_EXERCISE GOAL_
The data below should be restated word for word, with every picture omitted.

_DATA PROVIDED_
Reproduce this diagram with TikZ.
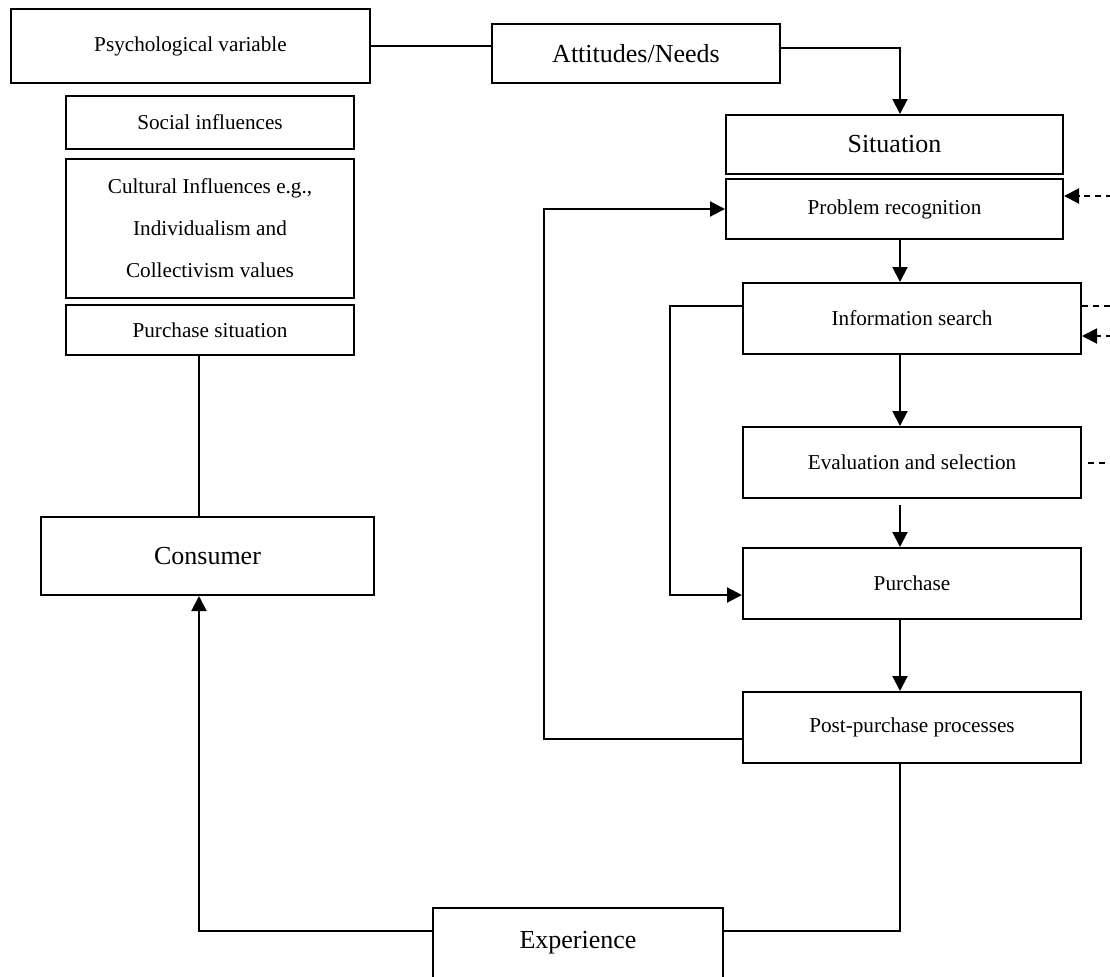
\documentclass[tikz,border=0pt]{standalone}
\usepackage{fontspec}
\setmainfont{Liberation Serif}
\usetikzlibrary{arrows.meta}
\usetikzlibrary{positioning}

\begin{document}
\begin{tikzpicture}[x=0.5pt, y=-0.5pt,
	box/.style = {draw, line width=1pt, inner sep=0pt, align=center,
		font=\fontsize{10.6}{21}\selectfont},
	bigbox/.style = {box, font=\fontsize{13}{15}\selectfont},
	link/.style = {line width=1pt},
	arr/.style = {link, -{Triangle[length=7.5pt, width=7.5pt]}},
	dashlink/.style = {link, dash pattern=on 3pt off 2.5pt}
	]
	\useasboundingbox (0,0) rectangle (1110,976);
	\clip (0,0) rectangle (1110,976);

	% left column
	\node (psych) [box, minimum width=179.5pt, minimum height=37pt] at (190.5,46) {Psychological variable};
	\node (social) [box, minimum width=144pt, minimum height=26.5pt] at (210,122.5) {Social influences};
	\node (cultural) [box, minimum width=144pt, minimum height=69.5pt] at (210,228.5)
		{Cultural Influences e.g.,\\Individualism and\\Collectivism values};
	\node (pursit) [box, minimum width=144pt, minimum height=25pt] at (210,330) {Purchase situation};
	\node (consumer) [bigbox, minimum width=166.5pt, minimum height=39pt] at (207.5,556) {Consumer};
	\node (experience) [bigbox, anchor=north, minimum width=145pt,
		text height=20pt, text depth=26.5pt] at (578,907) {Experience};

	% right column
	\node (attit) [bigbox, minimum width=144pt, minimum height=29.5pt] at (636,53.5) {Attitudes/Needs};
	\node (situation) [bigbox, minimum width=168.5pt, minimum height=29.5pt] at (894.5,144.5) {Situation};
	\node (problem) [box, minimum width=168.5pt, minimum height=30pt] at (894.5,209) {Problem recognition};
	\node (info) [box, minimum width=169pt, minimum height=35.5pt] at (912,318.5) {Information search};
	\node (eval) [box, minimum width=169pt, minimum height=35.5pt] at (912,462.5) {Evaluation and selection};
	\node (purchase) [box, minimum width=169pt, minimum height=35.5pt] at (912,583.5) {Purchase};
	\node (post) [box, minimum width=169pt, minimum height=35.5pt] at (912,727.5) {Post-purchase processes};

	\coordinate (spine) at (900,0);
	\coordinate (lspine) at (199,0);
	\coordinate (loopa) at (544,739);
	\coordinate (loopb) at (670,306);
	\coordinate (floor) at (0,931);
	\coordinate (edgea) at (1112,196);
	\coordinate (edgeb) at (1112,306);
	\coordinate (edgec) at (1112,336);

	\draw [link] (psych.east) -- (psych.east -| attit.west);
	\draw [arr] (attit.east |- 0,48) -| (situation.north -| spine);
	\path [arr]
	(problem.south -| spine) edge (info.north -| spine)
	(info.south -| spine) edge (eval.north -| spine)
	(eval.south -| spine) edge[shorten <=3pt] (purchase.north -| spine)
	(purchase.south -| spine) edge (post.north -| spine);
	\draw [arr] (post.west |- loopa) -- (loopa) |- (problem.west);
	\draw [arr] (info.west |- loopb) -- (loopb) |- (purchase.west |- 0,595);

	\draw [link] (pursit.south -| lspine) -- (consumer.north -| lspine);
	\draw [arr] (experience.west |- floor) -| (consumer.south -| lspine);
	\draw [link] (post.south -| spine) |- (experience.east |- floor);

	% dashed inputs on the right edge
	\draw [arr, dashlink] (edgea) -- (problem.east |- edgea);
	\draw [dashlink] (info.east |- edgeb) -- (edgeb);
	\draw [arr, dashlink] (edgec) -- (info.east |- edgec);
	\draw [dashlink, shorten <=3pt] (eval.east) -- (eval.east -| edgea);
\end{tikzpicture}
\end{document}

_SOLUTION TO THIS EXERCISE_
Reproduce this diagram with TikZ.
\documentclass[tikz,border=0pt]{standalone}
\usepackage{fontspec}
\setmainfont{Liberation Serif}
\usetikzlibrary{arrows.meta}
\usetikzlibrary{positioning}

\begin{document}
\begin{tikzpicture}[x=0.5pt, y=-0.5pt,
	box/.style = {draw, line width=1pt, inner sep=0pt, align=center,
		font=\fontsize{10.6}{21}\selectfont},
	bigbox/.style = {box, font=\fontsize{13}{15}\selectfont},
	link/.style = {line width=1pt},
	arr/.style = {link, -{Triangle[length=7.5pt, width=7.5pt]}},
	dashlink/.style = {link, dash pattern=on 3pt off 2.5pt}
	]
	\useasboundingbox (0,0) rectangle (1110,976);
	\clip (0,0) rectangle (1110,976);

	% left column
	\node (psych) [box, minimum width=179.5pt, minimum height=37pt] at (190.5,46) {Psychological variable};
	\node (social) [box, minimum width=144pt, minimum height=26.5pt] at (210,122.5) {Social influences};
	\node (cultural) [box, minimum width=144pt, minimum height=69.5pt] at (210,228.5)
		{Cultural Influences e.g.,\\Individualism and\\Collectivism values};
	\node (pursit) [box, minimum width=144pt, minimum height=25pt] at (210,330) {Purchase situation};
	\node (consumer) [bigbox, minimum width=166.5pt, minimum height=39pt] at (207.5,556) {Consumer};
	\node (experience) [bigbox, anchor=north, minimum width=145pt,
		text height=20pt, text depth=26.5pt] at (578,907) {Experience};

	% right column
	\node (attit) [bigbox, minimum width=144pt, minimum height=29.5pt] at (636,53.5) {Attitudes/Needs};
	\node (situation) [bigbox, minimum width=168.5pt, minimum height=29.5pt] at (894.5,144.5) {Situation};
	\node (problem) [box, minimum width=168.5pt, minimum height=30pt] at (894.5,209) {Problem recognition};
	\node (info) [box, minimum width=169pt, minimum height=35.5pt] at (912,318.5) {Information search};
	\node (eval) [box, minimum width=169pt, minimum height=35.5pt] at (912,462.5) {Evaluation and selection};
	\node (purchase) [box, minimum width=169pt, minimum height=35.5pt] at (912,583.5) {Purchase};
	\node (post) [box, minimum width=169pt, minimum height=35.5pt] at (912,727.5) {Post-purchase processes};

	\coordinate (spine) at (900,0);
	\coordinate (lspine) at (199,0);
	\coordinate (loopa) at (544,739);
	\coordinate (loopb) at (670,306);
	\coordinate (floor) at (0,931);
	\coordinate (edgea) at (1112,196);
	\coordinate (edgeb) at (1112,306);
	\coordinate (edgec) at (1112,336);

	\draw [link] (psych.east) -- (psych.east -| attit.west);
	\draw [arr] (attit.east |- 0,48) -| (situation.north -| spine);
	\path [arr]
	(problem.south -| spine) edge (info.north -| spine)
	(info.south -| spine) edge (eval.north -| spine)
	(eval.south -| spine) edge[shorten <=3pt] (purchase.north -| spine)
	(purchase.south -| spine) edge (post.north -| spine);
	\draw [arr] (post.west |- loopa) -- (loopa) |- (problem.west);
	\draw [arr] (info.west |- loopb) -- (loopb) |- (purchase.west |- 0,595);

	\draw [link] (pursit.south -| lspine) -- (consumer.north -| lspine);
	\draw [arr] (experience.west |- floor) -| (consumer.south -| lspine);
	\draw [link] (post.south -| spine) |- (experience.east |- floor);

	% dashed inputs on the right edge
	\draw [arr, dashlink] (edgea) -- (problem.east |- edgea);
	\draw [dashlink] (info.east |- edgeb) -- (edgeb);
	\draw [arr, dashlink] (edgec) -- (info.east |- edgec);
	\draw [dashlink, shorten <=3pt] (eval.east) -- (eval.east -| edgea);
\end{tikzpicture}
\end{document}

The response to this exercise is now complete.